**The request**.
Leave out the pictures, and retype only the lines from the beginning of the material through the line that contains "32.5, 33.0, 33.3, 34.4, 34.7, 36.0, 36.6, 38.3, 38.6]", including both.

**Data section**.

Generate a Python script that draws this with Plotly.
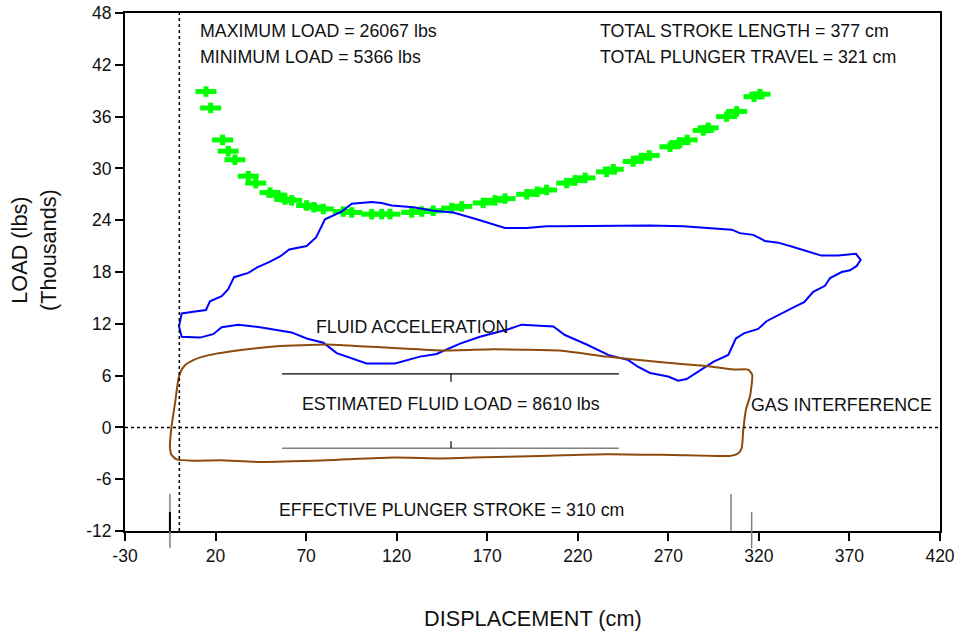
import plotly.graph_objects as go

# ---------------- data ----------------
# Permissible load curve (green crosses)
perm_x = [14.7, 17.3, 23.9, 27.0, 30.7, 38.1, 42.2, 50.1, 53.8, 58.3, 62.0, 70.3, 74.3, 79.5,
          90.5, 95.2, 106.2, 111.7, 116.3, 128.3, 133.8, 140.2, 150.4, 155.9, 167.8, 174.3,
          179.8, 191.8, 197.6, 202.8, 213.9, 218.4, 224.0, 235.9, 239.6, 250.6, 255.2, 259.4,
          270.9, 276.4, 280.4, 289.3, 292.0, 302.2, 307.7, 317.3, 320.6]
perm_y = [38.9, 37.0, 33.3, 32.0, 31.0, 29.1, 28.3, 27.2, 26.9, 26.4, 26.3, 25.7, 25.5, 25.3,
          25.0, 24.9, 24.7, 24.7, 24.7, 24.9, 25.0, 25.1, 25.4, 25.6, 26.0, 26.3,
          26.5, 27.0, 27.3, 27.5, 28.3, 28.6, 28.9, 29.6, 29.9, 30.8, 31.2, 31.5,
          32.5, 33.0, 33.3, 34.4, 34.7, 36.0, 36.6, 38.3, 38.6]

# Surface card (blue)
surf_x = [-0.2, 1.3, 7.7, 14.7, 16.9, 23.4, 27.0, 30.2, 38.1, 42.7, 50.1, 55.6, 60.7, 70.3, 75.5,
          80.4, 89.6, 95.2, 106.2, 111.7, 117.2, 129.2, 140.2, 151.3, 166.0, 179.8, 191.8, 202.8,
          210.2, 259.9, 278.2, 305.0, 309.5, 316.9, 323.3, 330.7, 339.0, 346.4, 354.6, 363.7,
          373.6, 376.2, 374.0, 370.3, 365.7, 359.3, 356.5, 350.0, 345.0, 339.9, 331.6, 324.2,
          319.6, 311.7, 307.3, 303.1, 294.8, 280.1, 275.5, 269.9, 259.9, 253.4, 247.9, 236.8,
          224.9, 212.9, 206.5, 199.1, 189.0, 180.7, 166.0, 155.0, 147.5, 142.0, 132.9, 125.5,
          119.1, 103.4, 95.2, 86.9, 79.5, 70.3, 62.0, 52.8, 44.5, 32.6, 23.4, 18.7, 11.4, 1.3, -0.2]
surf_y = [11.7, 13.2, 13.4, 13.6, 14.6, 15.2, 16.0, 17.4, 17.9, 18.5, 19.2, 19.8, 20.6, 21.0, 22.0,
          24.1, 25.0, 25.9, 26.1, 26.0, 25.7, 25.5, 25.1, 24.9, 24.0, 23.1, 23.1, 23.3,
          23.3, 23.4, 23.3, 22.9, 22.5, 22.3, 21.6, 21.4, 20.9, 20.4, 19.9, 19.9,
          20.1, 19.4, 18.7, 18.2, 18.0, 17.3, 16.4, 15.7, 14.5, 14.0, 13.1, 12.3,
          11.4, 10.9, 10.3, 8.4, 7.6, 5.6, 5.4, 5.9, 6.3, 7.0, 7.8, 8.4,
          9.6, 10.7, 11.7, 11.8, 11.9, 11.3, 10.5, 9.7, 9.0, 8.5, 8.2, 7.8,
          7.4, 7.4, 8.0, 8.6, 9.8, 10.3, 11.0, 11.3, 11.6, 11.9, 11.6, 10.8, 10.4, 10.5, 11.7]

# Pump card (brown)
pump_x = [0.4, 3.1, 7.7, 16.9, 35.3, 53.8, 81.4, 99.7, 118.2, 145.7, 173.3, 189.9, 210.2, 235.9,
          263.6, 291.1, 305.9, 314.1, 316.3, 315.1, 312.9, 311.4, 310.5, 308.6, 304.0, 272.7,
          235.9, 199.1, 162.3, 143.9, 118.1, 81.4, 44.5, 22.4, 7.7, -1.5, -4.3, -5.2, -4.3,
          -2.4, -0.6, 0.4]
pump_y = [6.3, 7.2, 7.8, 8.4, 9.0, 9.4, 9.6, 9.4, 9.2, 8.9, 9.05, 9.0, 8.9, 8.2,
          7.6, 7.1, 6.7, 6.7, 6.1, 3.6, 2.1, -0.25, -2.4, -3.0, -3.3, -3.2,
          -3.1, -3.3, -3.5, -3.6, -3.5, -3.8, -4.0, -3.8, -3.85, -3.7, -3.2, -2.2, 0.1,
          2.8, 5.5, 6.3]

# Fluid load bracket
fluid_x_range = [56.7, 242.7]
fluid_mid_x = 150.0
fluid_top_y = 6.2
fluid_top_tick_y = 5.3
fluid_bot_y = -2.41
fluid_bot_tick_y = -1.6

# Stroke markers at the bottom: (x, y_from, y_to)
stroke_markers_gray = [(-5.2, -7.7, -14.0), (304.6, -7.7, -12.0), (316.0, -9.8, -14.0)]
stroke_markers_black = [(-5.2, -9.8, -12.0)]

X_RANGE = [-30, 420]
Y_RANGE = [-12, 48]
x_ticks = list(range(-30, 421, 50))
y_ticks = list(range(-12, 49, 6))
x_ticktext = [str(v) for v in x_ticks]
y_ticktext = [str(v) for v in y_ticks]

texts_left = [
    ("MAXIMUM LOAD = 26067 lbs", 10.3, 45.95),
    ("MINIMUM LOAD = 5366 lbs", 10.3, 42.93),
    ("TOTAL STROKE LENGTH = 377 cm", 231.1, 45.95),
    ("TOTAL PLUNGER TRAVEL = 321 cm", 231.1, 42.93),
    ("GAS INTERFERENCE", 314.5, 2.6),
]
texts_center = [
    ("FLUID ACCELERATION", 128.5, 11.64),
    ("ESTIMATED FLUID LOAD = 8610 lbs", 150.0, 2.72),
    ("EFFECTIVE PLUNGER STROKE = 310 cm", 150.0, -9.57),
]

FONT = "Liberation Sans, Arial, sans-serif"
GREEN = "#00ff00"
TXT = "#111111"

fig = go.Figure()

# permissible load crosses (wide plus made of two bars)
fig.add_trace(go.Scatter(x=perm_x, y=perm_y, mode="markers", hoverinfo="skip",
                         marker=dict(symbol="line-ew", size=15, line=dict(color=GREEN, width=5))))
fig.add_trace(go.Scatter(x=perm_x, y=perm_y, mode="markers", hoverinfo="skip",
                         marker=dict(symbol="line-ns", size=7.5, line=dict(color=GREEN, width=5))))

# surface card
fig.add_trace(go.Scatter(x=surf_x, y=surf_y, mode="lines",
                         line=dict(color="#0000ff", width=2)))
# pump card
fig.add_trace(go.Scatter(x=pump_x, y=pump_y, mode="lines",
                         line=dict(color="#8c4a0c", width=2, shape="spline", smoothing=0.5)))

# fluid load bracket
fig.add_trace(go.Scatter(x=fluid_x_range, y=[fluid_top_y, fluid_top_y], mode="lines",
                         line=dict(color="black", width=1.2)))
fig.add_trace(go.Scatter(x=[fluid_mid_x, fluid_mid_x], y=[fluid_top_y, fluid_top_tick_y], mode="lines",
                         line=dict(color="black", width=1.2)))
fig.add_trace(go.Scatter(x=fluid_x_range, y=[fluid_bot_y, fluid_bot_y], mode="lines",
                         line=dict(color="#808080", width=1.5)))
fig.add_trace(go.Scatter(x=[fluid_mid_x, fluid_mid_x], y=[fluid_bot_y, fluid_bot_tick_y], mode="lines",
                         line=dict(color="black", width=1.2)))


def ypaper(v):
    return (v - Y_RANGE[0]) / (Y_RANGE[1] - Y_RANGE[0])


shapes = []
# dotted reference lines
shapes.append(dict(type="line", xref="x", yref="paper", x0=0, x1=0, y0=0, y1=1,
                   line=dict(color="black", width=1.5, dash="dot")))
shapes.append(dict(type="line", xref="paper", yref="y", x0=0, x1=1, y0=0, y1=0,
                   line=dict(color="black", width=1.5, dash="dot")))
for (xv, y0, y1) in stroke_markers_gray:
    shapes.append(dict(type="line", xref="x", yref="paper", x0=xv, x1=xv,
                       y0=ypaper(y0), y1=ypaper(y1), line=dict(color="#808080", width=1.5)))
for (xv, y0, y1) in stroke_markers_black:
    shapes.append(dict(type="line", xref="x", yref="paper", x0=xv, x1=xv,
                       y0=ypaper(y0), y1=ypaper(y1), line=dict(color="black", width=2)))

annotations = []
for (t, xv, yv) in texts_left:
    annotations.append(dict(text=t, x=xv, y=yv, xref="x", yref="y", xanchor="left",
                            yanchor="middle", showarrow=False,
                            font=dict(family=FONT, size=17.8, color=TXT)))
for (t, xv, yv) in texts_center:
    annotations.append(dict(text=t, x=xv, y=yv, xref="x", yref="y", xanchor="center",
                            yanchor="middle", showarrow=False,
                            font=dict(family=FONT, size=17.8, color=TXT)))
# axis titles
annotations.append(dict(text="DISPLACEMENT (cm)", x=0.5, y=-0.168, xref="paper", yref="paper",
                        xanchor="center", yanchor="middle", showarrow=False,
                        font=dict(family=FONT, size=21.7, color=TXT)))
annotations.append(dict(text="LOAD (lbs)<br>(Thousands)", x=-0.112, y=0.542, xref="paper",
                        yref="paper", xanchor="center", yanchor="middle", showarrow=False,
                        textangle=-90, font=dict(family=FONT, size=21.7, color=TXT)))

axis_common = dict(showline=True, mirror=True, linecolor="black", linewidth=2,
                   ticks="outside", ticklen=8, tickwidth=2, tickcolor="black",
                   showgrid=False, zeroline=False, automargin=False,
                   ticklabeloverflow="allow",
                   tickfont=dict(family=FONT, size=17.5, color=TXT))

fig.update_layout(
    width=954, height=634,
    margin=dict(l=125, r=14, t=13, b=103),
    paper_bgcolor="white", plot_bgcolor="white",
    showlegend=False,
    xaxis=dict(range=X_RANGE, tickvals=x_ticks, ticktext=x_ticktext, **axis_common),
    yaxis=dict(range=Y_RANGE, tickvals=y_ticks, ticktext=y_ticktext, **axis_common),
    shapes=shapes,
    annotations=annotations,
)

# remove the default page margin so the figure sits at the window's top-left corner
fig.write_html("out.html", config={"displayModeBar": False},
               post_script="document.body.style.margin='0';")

**Finished exercise**.
Generate a Python script that draws this with Plotly.
import plotly.graph_objects as go

# ---------------- data ----------------
# Permissible load curve (green crosses)
perm_x = [14.7, 17.3, 23.9, 27.0, 30.7, 38.1, 42.2, 50.1, 53.8, 58.3, 62.0, 70.3, 74.3, 79.5,
          90.5, 95.2, 106.2, 111.7, 116.3, 128.3, 133.8, 140.2, 150.4, 155.9, 167.8, 174.3,
          179.8, 191.8, 197.6, 202.8, 213.9, 218.4, 224.0, 235.9, 239.6, 250.6, 255.2, 259.4,
          270.9, 276.4, 280.4, 289.3, 292.0, 302.2, 307.7, 317.3, 320.6]
perm_y = [38.9, 37.0, 33.3, 32.0, 31.0, 29.1, 28.3, 27.2, 26.9, 26.4, 26.3, 25.7, 25.5, 25.3,
          25.0, 24.9, 24.7, 24.7, 24.7, 24.9, 25.0, 25.1, 25.4, 25.6, 26.0, 26.3,
          26.5, 27.0, 27.3, 27.5, 28.3, 28.6, 28.9, 29.6, 29.9, 30.8, 31.2, 31.5,
          32.5, 33.0, 33.3, 34.4, 34.7, 36.0, 36.6, 38.3, 38.6]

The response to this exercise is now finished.